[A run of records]
[BEGIN]
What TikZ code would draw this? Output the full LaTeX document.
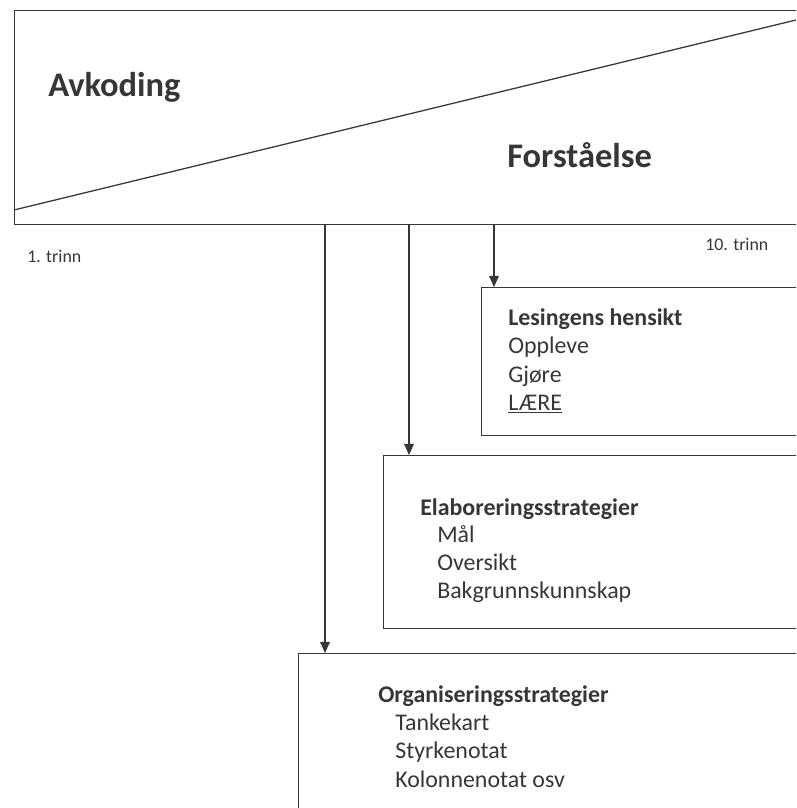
\documentclass[tikz,border=0pt]{standalone}
\usepackage{fontspec}
\setmainfont{Carlito}
\usetikzlibrary{positioning,arrows.meta}
\definecolor{ink}{HTML}{363636}

\tikzset{
  boks/.style={draw=ink, line width=0.9pt, anchor=north west, inner sep=0pt},
  tekst/.style={anchor=base west, inner sep=0pt, text=ink, font=\fontsize{17}{20}\selectfont},
  tittel/.style={tekst, font=\fontsize{17}{20}\selectfont\bfseries},
  stor/.style={anchor=base west, inner sep=0pt, text=ink, font=\fontsize{24.5}{29}\selectfont\bfseries},
  liten/.style={anchor=base west, inner sep=0pt, text=ink, font=\fontsize{12.7}{15}\selectfont},
  pil/.style={draw=ink, line width=0.8pt, -{Triangle[length=8pt,width=7pt]}}
}

\begin{document}
\begin{tikzpicture}[x=0.025cm, y=-0.025cm]
\useasboundingbox (0,0) rectangle (796,808);
\clip (0,0) rectangle (796,808);

% toppfeltet
\node[boks, minimum width=20.15cm, minimum height=5.35cm] (topp) at (14,10) {};
\coordinate (diagA) at (14,210);
\coordinate (diagB) at (796,20);
\draw[draw=ink, line width=0.9pt] (diagA) -- (diagB);

\node[stor] (avkoding) at (48,97) {Avkoding};
\node[stor] (forst) at (507,167) {Forståelse};

\node[liten] (trinn1) at (27,262) {1. trinn};
\node[liten] (trinn10) at (705,250) {10. trinn};

% boksene
\node[boks, minimum width=8.5cm, minimum height=3.7cm] (hensikt) at (481,287) {};
\node[boks, minimum width=11cm, minimum height=4.325cm] (elab) at (383,455) {};
\node[boks, minimum width=13.1cm, minimum height=4.6cm] (org) at (298,653) {};

\node[tittel] (h0) at (508,325) {Lesingens hensikt};
\node[tekst] (h1) at (508,353) {Oppleve};
\node[tekst] (h2) at (508,382) {Gjøre};
\node[tekst] (h3) at (508,410) {\underline{LÆRE}};

\node[tittel] (e0) at (420,515) {Elaboreringsstrategier};
\node[tekst] (e1) at (437,542) {Mål};
\node[tekst] (e2) at (437,570) {Oversikt};
\node[tekst] (e3) at (437,598) {Bakgrunnskunnskap};

\node[tittel] (o0) at (378,702) {Organiseringsstrategier};
\node[tekst] (o1) at (395,730) {Tankekart};
\node[tekst] (o2) at (395,758) {Styrkenotat};
\node[tekst] (o3) at (395,787) {Kolonnenotat osv};

% pilene
\coordinate (p1) at (325,224);
\coordinate (p2) at (409,224);
\coordinate (p3) at (494,224);
\draw[pil] (p1) -- (p1 |- org.north);
\draw[pil] (p2) -- (p2 |- elab.north);
\draw[pil] (p3) -- (p3 |- hensikt.north);

\end{tikzpicture}
\end{document}
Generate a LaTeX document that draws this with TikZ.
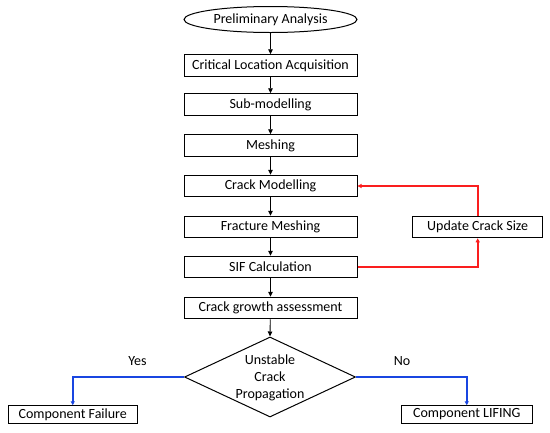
\documentclass[tikz,border=0pt]{standalone}
\usepackage{fontspec}
\setmainfont{Carlito}
\usetikzlibrary{shapes.geometric,arrows.meta}
\definecolor{loopred}{RGB}{250,30,30}
\definecolor{decblue}{RGB}{25,70,225}
\begin{document}
\begin{tikzpicture}[x=1pt,y=-1pt,
  every node/.style={font=\fontsize{14}{16}\selectfont, inner sep=0pt},
  box/.style={draw, line width=1pt, minimum width=173pt, minimum height=21.5pt},
  sidebox/.style={draw, line width=1pt, minimum width=130pt, minimum height=21.5pt},
  endbox/.style={draw, line width=1pt, minimum height=17.5pt},
  arr/.style={line width=0.9pt, -{Triangle[length=5pt,width=4.5pt]}},
  redarr/.style={line width=1.6pt, draw=loopred, -{Triangle[length=4pt,width=4pt,fill=loopred]}},
  bluearr/.style={line width=1.5pt, draw=decblue, -{Triangle[length=4pt,width=4pt,fill=decblue]}}]
\useasboundingbox (0,0) rectangle (550,432);
\node[ellipse, draw, line width=1pt, minimum width=173pt, minimum height=26pt] (pa) at (270.5,19.5) {Preliminary Analysis};
\node[box] (cla) at (270.5,65.5) {Critical Location Acquisition};
\node[box] (sub) at (270.5,104.5) {Sub-modelling};
\node[box] (mesh) at (270.5,145.5) {Meshing};
\node[box] (cm) at (270.5,186) {Crack Modelling};
\node[box] (fm) at (270.5,227) {Fracture Meshing};
\node[box] (sif) at (270.5,267) {SIF Calculation};
\node[box] (cga) at (270.5,308) {Crack growth assessment};
\node[sidebox] (ucs) at (477.7,227) {Update Crack Size};
\node[diamond, draw, line width=1pt, minimum width=171pt, minimum height=80pt, aspect=2.14] (dec) at (270,377) {};
\node[align=center, font=\fontsize{14}{16.8}\selectfont] (dectext) at (270,378) {Unstable\\Crack\\Propagation};
\node[endbox, minimum width=129.5pt] (cf) at (72.75,414.5) {Component Failure};
\node[endbox, minimum width=130.5pt] (cl) at (466.75,414.5) {Component LIFING};
\node (yes) at (137.5,361) {Yes};
\node (no) at (402,361) {No};
\coordinate (corner) at (sif.east -| ucs.south);
\draw[arr] (pa) -- (cla);
\draw[arr] (cla) -- (sub);
\draw[arr] (sub) -- (mesh);
\draw[arr] (mesh) -- (cm);
\draw[arr] (cm) -- (fm);
\draw[arr] (fm) -- (sif);
\draw[arr] (sif) -- (cga);
\draw[arr] (cga) -- (dec.north);
\draw[redarr] (sif.east) -- (corner) -- (ucs.south);
\draw[redarr] (ucs.north) |- (cm.east);
\draw[bluearr] (dec.west) -| (cf.north);
\draw[bluearr] (dec.east) -| (cl.north);
\end{tikzpicture}
\end{document}
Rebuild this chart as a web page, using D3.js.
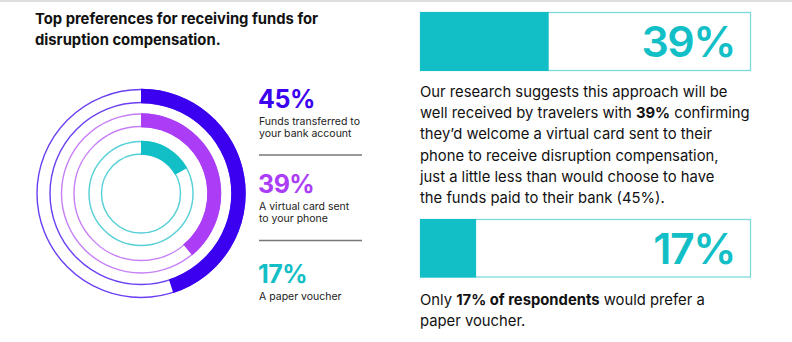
<!DOCTYPE html>
<html><head><meta charset="utf-8">
<script src="https://cdn.jsdelivr.net/npm/d3@7"></script>
<style>
html,body{margin:0;padding:0;background:#fff;}
svg{display:block;font-family:Inter,"Open Sans",sans-serif;}
</style></head>
<body>
<svg id="c" width="792" height="342"></svg>
<script>
const title = ["Top preferences for receiving funds for", "disruption compensation."];
const categories = ["Funds transferred to your bank account", "A virtual card sent to your phone", "A paper voucher"];
const labelLines = [["Funds transferred to", "your bank account"], ["A virtual card sent", "to your phone"], ["A paper voucher"]];
const values = [45, 39, 17];
const colors = ["#3b00ef", "#aa3df5", "#13bfc6"];
const outlineColors = ["#6b3ff3", "#c77ff6", "#55d0d6"];
const barValues = [39, 17];
const para1 = [
  [["Our research suggests this approach will be", false]],
  [["well received by travelers with ", false], ["39%", true], [" confirming", false]],
  [["they\u2019d welcome a virtual card sent to their", false]],
  [["phone to receive disruption compensation,", false]],
  [["just a little less than would choose to have", false]],
  [["the funds paid to their bank (45%).", false]]
];
const para2 = [
  [["Only ", false], ["17% of respondents", true], [" would prefer a", false]],
  [["paper voucher.", false]]
];

const svg = d3.select("#c");
svg.append("rect").attr("x",0).attr("y",0).attr("width",792).attr("height",2).attr("fill","#dedede");

// title
svg.append("text").attr("x",35).attr("y",24).attr("font-size",14.8).attr("font-weight",700).attr("fill","#111")
  .selectAll("tspan").data(title).join("tspan").attr("x",35).attr("dy",(d,i)=>i?21:0).text(d=>d);

// rings
const cx = 141, cy = 193.5;
const radii = [[91,104],[67,79.5],[39.5,52]];
const angle = d3.scaleLinear().domain([0,100]).range([0, 2*Math.PI]);
const g = svg.append("g").attr("transform",`translate(${cx},${cy})`);
values.forEach((v,i)=>{
  const [ri, ro] = radii[i];
  [ri, ro].forEach(r=>{
    g.append("circle").attr("r",r).attr("fill","none").attr("stroke",outlineColors[i]).attr("stroke-width",1.4);
  });
  g.append("path").attr("d", d3.arc()({innerRadius:ri-0.7, outerRadius:ro+0.7, startAngle:0, endAngle:angle(v)}))
   .attr("fill", colors[i]);
});

// legend
const lx = 259;
const pctY = [108, 193, 283];
values.forEach((v,i)=>{
  svg.append("text").attr("x",lx-1).attr("y",pctY[i]).attr("font-size",25).attr("font-weight",700)
    .attr("fill",colors[i]).attr("letter-spacing",-0.5).text(v+"%");
  svg.append("text").attr("x",lx).attr("y",pctY[i]+17).attr("font-size",10.5).attr("fill","#222")
    .selectAll("tspan").data(labelLines[i]).join("tspan").attr("x",lx).attr("dy",(d,j)=>j?12:0).text(d=>d);
});
[155, 240.5].forEach(y=>{
  svg.append("line").attr("x1",lx).attr("x2",362).attr("y1",y).attr("y2",y).attr("stroke","#777").attr("stroke-width",1.5);
});

// bars
const bx = d3.scaleLinear().domain([0,100]).range([420.5, 750.5]);
const barY = [[12.5,70.5],[219.5,277]];
barValues.forEach((v,i)=>{
  const [y0,y1] = barY[i];
  svg.append("rect").attr("x",bx(0)).attr("y",y0).attr("width",bx(100)-bx(0)).attr("height",y1-y0)
    .attr("fill","none").attr("stroke","#7ed9dd").attr("stroke-width",1.3);
  svg.append("rect").attr("x",bx(0)-0.5).attr("y",y0-0.5).attr("width",bx(v)-bx(0)).attr("height",y1-y0+1)
    .attr("fill","#13bfc6");
  svg.append("text").attr("x",735).attr("y",y1-13.5).attr("text-anchor","end").attr("font-size",43)
    .attr("font-weight",600).attr("fill","#13bfc6").attr("letter-spacing",-1.5).text(v+"%");
});

function para(lines, x, y0, lh){
  lines.forEach((ln,i)=>{
    const t = svg.append("text").attr("x",x).attr("y",y0+i*lh).attr("font-size",14.8).attr("fill","#111");
    ln.forEach(([s,b])=>t.append("tspan").attr("font-weight",b?700:400).text(s));
  });
}
para(para1, 420, 97, 21.2);
para(para2, 420, 305, 20.5);
</script>
</body></html>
[END]
* _WORK TO COMPLETE_: All lines above containing the string "this" are to be collected.

* _EXERCISE RESPONSE_:
What TikZ code would draw this? Output the full LaTeX document.
Generate a LaTeX document that draws this with TikZ.
Rebuild this chart as a web page, using D3.js.
  [["Our research suggests this approach will be", false]],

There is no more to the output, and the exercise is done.